→ **REQUEST**
Across the listing below, how many lines hold "React"? Reply with the number by itself.

--- --- ---

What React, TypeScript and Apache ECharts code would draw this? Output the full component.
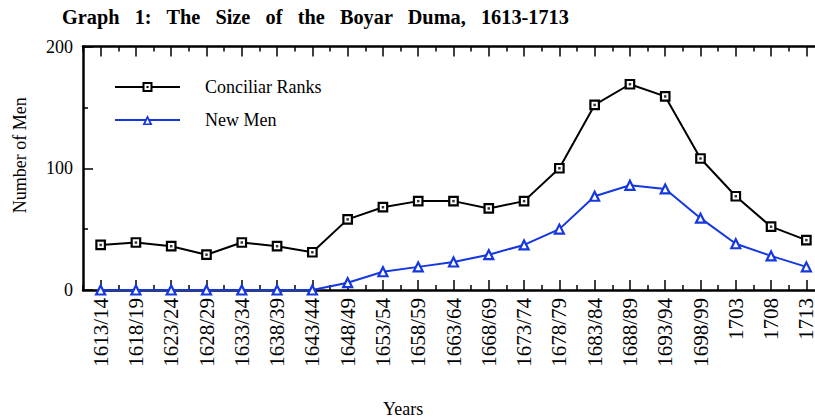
import React, { useEffect, useRef } from "react";
import * as echarts from "echarts";

const categories = [
  "1613/14", "1618/19", "1623/24", "1628/29", "1633/34", "1638/39", "1643/44",
  "1648/49", "1653/54", "1658/59", "1663/64", "1668/69", "1673/74", "1678/79",
  "1683/84", "1688/89", "1693/94", "1698/99", "1703", "1708", "1713",
];
const conciliarRanks = [37, 39, 36, 29, 39, 36, 31, 58, 68, 73, 73, 67, 73, 100, 152, 169, 159, 108, 77, 52, 41];
const newMen = [0, 0, 0, 0, 0, 0, 0, 6, 15, 19, 23, 29, 37, 50, 77, 86, 83, 59, 38, 28, 19];
const yTicks = { min: 0, max: 200, interval: 100 };

const FONT = "'Liberation Serif', 'Times New Roman', serif";
const BLUE = "#1437e0";

const squareIcon =
  "path://M0 4H27.5V6H0Z M27.5 0H37.5V10H27.5Z M29.5 2V8H35.5V2Z M31.5 4H33.5V6H31.5Z M37.5 4H65V6H37.5Z";
const triangleIcon =
  "path://M0 4H30.5V6H0Z M27.5 10L32.5 0L37.5 10Z M30.3 8.4L34.7 8.4L32.5 4Z M34.5 4H65V6H34.5Z";

export default function App() {
  const ref = useRef<HTMLDivElement>(null);
  useEffect(() => {
    document.body.style.margin = "0";
    if (!ref.current) return;
    const chart = echarts.init(ref.current, null, { renderer: "svg" });
    const axisLine = { show: true, onZero: false, lineStyle: { color: "#000", width: 2.5 } };
    const baseX = {
      type: "category",
      data: categories,
      boundaryGap: true,
      splitLine: { show: false },
    };
    chart.setOption({
      animation: false,
      textStyle: { fontFamily: FONT, color: "#000" },
      title: [
        {
          text: "Graph   1:   The   Size   of   the   Boyar   Duma,   1613-1713",
          left: 57,
          top: 2,
          textStyle: { fontFamily: FONT, fontWeight: "bold", fontSize: 20.3, color: "#000" },
        },
        {
          text: "Years",
          left: 378,
          top: 395,
          textStyle: { fontFamily: FONT, fontWeight: "normal", fontSize: 18, color: "#000" },
        },
      ],
      grid: { left: 83, top: 46.5, width: 741, height: 243.5, outerBoundsMode: "none", containLabel: false },
      legend: {
        left: 110,
        top: 72,
        orient: "vertical",
        itemWidth: 65,
        itemHeight: 10,
        itemGap: 13,
        textStyle: { fontFamily: FONT, fontSize: 18, color: "#000", lineHeight: 20, padding: [0, 0, 0, 20] },
        data: [
          { name: "Conciliar Ranks", icon: squareIcon, itemStyle: { color: "#000", borderWidth: 0 } },
          { name: "New Men", icon: triangleIcon, itemStyle: { color: BLUE, borderWidth: 0 } },
        ],
      },
      xAxis: [
        {
          ...baseX,
          position: "bottom",
          axisLine,
          axisTick: { show: true, inside: true, alignWithLabel: true, interval: 0, length: 10, lineStyle: { color: "#000", width: 1.5 } },
          axisLabel: { rotate: 90, interval: 0, fontSize: 21, lineHeight: 17, margin: 8, color: "#000", fontFamily: FONT },
        },
        {
          ...baseX,
          position: "bottom",
          axisLine: { show: false, onZero: false },
          axisTick: { show: true, inside: true, alignWithLabel: false, interval: 0, length: 5, lineStyle: { color: "#000", width: 1.5 } },
          axisLabel: { show: false },
        },
        {
          ...baseX,
          position: "top",
          axisLine,
          axisTick: { show: true, inside: true, alignWithLabel: true, interval: 0, length: 10, lineStyle: { color: "#000", width: 1.5 } },
          axisLabel: { show: false },
        },
        {
          ...baseX,
          position: "top",
          axisLine: { show: false, onZero: false },
          axisTick: { show: true, inside: true, alignWithLabel: false, interval: 0, length: 5, lineStyle: { color: "#000", width: 1.5 } },
          axisLabel: { show: false },
        },
      ],
      yAxis: {
        type: "value",
        min: yTicks.min,
        max: yTicks.max,
        interval: yTicks.interval,
        axisLine: { show: true, onZero: false, lineStyle: { color: "#000", width: 2.5 } },
        axisTick: { show: true, inside: true, length: 10, lineStyle: { color: "#000", width: 1.5 } },
        minorTick: { show: true, splitNumber: 2, length: 5, lineStyle: { color: "#000", width: 1.5 } },
        splitLine: { show: false },
        minorSplitLine: { show: false },
        axisLabel: { fontSize: 18, margin: 10, color: "#000", fontFamily: FONT },
        name: "Number of Men",
        nameLocation: "middle",
        nameGap: 54,
        nameTextStyle: { fontSize: 18, fontFamily: FONT, color: "#000", padding: [0, 0, 0, 26] },
      },
      series: [
        {
          name: "Conciliar Ranks",
          type: "line",
          data: conciliarRanks,
          symbol: "rect",
          symbolSize: 8.5,
          showAllSymbol: true,
          lineStyle: { color: "#000", width: 2 },
          itemStyle: { color: "#fff", borderColor: "#000", borderWidth: 2.2 },
          z: 3,
        },
        {
          name: "Conciliar Ranks dots",
          type: "scatter",
          data: conciliarRanks,
          symbol: "rect",
          symbolSize: 2.5,
          itemStyle: { color: "#000" },
          z: 4,
          silent: true,
        },
        {
          name: "New Men",
          type: "line",
          data: newMen,
          symbol: "triangle",
          symbolSize: 9,
          showAllSymbol: true,
          lineStyle: { color: BLUE, width: 2 },
          itemStyle: { color: "#fff", borderColor: BLUE, borderWidth: 2.2 },
          z: 3,
        },
      ],
    });
    return () => chart.dispose();
  }, []);
  return (
    <div
      ref={ref}
      style={{ position: "absolute", left: 0, top: 0, width: 815, height: 419, background: "#fff" }}
    />
  );
}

--- --- ---

→ **EXERCISE ANSWER**
2